ここでぼくが考えたのは、複雑化しつつある現代の問題は、他者を意識するあまりに、自分のなかの「他者としての自分」まで意識してしまうところにあるのではないか、ということでした。つまり、自分のなかにもうひとりの自分を存在させることによって、自分で自分を攻撃する。自傷行為のようなものです。

ブログの匿名なども似たところがあるかもしれません。ネットの住人としての匿名という別のペルソナを持つのだけれども、その別のペルソナに対して(他者から突っ込まれる前に)自分自身で突っ込みを入れてしまう。ライターもしくはブロガー、作者としての自分とリアルな自分を同期させることは意外と難しいもので、同期しつつもズレていることが多い。だから、あたかも他人のように自分を批判してしまう。その二重性が進展すると、ちょっとやばいのではないか。

だからこそぼくは書いていることとリアルな自己の同期が必要であると考えていて、もちろん自己の成長を踏まえて一歩先のことを文章に書き、リアルな自分を文章に追いつかせるような生き方もあるかもしれないのですが、あまり現在の自分と離れた自分を設定しても苦しむばかりで、等身大の文章を書くことが重要ではないかと思います。

本の前書きに戻るのですが、ロバート・ハリスさんはなぜこの本を書いたのか、という動機について次のように書かれています。

あいかわらずの官僚たちの癒着、汚職。
テレビではいまだに、金持ちの豪邸拝見などというバカな番組をやっている。
ロハスだの、エコだの、スローライフ、ワークライフバランスだのといったコンセプトが話題になっているが、結局そういうものも金で買う仕組みになっている。
チョイともてるにも、チョイとワルになるにも、高い車と、時計とスーツと、バッグと靴とが必要だそうだ。
バカバカしくて、もう一度この国から逃げ出したくなる。
でも、いますぐそうするつもりはないし、ぼくは生まれ育ったこの国が好きだ。
だから、この本を書いた。
これは、多くの団塊世代と同じようなサラリーマン人生を歩んでこなかったぼくなりの、いまの社会の流れに対するオルタナティブ・サジェスチョンである。

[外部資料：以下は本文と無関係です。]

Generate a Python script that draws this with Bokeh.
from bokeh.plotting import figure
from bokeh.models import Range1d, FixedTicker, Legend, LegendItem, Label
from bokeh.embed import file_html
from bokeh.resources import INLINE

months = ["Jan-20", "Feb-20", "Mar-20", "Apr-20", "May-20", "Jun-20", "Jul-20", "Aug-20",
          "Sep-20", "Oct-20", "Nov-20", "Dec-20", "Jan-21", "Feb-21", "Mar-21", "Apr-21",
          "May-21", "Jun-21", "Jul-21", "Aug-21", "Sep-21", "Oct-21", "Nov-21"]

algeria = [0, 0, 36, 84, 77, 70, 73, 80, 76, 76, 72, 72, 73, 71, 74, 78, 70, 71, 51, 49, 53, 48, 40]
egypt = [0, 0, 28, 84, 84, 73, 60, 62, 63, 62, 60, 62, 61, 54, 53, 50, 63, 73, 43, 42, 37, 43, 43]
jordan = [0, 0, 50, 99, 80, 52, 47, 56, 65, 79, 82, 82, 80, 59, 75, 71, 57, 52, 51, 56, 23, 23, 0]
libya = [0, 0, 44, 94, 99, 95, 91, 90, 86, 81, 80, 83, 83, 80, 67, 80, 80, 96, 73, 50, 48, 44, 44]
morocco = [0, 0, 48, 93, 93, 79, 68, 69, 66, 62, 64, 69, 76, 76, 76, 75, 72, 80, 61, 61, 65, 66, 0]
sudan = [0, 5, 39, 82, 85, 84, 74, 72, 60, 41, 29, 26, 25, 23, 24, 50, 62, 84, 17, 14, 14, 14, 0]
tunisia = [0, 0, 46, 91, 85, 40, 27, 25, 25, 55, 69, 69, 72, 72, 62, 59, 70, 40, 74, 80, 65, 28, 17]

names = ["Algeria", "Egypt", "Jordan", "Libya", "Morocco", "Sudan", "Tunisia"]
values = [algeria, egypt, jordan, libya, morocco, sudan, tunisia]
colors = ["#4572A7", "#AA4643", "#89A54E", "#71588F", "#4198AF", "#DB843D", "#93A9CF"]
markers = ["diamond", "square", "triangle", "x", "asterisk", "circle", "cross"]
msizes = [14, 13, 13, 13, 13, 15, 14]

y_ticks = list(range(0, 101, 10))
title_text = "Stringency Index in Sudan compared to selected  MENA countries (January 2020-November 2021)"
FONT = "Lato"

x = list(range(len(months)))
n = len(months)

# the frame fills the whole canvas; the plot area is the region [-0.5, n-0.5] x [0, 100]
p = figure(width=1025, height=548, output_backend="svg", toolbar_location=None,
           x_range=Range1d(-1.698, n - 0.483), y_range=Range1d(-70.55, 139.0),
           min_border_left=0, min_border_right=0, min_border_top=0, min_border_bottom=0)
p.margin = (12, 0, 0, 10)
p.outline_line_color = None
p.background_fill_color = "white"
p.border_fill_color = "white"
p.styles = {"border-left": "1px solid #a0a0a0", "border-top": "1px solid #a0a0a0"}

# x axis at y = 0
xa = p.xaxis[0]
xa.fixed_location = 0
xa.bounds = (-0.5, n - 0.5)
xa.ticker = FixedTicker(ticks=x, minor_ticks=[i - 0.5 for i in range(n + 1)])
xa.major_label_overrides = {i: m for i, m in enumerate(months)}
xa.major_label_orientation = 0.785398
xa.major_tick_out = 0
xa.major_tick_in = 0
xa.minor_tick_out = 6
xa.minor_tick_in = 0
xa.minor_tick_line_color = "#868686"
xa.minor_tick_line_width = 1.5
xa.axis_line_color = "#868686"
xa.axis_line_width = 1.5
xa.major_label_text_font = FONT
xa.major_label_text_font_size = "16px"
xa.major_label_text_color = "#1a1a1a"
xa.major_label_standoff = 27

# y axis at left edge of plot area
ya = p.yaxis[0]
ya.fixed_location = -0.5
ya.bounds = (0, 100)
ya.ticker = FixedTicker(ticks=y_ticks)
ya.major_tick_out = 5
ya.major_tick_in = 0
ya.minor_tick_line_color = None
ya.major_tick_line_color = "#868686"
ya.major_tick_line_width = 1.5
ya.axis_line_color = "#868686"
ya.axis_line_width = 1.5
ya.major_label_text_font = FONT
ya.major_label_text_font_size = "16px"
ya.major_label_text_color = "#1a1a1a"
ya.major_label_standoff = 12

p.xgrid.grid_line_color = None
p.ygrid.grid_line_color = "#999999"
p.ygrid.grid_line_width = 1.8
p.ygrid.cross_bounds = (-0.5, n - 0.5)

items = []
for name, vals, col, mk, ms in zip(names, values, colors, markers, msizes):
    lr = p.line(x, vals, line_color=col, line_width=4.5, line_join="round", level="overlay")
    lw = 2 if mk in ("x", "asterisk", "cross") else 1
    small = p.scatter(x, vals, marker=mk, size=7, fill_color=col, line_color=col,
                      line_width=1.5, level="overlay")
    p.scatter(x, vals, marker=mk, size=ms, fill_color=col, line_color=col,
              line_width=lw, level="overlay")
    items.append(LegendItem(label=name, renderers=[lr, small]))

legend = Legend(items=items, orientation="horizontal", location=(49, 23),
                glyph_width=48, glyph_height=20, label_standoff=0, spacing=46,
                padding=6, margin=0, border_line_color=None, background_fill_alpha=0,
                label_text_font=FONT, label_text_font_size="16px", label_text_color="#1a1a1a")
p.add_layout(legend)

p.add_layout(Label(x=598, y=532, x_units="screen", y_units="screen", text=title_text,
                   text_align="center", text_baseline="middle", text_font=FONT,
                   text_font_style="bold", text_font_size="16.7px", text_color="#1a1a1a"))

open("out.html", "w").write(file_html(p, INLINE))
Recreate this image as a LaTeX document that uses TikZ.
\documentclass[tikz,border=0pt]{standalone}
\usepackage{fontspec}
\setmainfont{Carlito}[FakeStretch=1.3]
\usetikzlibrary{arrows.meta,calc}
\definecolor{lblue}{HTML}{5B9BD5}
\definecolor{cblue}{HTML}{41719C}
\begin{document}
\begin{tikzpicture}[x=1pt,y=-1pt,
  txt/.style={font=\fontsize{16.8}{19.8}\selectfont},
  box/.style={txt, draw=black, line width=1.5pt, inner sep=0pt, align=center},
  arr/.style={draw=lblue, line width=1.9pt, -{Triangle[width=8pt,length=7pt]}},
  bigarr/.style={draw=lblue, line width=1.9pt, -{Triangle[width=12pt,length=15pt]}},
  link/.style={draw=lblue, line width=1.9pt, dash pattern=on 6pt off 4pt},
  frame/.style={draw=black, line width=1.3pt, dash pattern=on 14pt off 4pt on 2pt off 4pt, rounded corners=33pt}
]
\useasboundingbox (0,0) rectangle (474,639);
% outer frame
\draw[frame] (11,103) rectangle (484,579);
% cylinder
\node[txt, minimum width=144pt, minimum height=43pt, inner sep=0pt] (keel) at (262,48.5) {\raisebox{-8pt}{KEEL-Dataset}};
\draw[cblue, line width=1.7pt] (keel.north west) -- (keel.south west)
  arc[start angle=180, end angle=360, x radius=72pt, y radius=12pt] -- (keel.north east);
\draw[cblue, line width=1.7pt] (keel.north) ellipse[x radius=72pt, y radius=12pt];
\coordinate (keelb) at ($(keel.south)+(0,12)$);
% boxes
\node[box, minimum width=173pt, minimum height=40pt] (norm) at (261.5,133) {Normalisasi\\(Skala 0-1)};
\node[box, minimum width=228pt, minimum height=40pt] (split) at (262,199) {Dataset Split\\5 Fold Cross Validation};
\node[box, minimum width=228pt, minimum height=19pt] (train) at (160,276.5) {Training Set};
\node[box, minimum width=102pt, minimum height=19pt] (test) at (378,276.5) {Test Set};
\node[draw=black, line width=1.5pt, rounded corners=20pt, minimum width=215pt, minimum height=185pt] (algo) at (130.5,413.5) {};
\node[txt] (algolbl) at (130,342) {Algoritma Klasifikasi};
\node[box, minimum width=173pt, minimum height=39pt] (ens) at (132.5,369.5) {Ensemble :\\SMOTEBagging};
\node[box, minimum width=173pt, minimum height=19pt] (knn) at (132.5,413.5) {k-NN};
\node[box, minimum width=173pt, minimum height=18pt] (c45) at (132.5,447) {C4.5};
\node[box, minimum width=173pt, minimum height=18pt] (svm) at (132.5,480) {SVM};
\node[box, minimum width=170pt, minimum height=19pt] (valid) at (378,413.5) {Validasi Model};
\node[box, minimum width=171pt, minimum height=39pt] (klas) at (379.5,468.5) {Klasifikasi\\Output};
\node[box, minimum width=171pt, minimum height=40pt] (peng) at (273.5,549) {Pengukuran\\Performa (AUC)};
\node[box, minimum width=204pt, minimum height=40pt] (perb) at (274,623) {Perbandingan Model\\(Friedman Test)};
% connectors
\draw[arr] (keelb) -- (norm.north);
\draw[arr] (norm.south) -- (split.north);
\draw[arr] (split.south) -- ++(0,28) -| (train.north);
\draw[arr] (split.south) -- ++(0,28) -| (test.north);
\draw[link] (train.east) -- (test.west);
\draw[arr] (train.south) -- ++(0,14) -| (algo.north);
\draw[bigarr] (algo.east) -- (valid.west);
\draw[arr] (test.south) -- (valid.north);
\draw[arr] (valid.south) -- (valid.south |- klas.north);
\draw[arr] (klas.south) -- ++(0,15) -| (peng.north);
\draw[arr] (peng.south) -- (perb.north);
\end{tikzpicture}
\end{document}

いいですね。ぼくは個人という地を這うような生活に立脚しつつ、遠い理想などに焦点を合わせて何かを書く姿勢に共感を持ちます。逆は不可です。大義名分のような曖昧な理想から個人を語るのは、どうかと思う。

何かモノを書くためには、ロバート・ハリスさんのように波乱万丈な人生を送らなければならない、とは考えません。もっと、いわゆるふつーのおじさんたちが自分のかっこいい生き方を追求したり、かっこよさとはどういうことかという考え方を書くことによって、日本の景気は活気が出るような気がします。雑誌に書かれていることの受け売りだけでは恥ずかしいですよね。全員が全員、イタリア製のスーツを着て、うまい店を探して、歯の浮くような台詞を語るのでは芸がない。

というわけで、自分なりの美学を大切にしながら、一方でロバート・ハリスさん的な「オルタナティブ・サジェスチョン」も考慮しつつ、ぼくはブログを書いていきたい。そんなことをあらためて考えさせてくれた本でした。10月3日読了。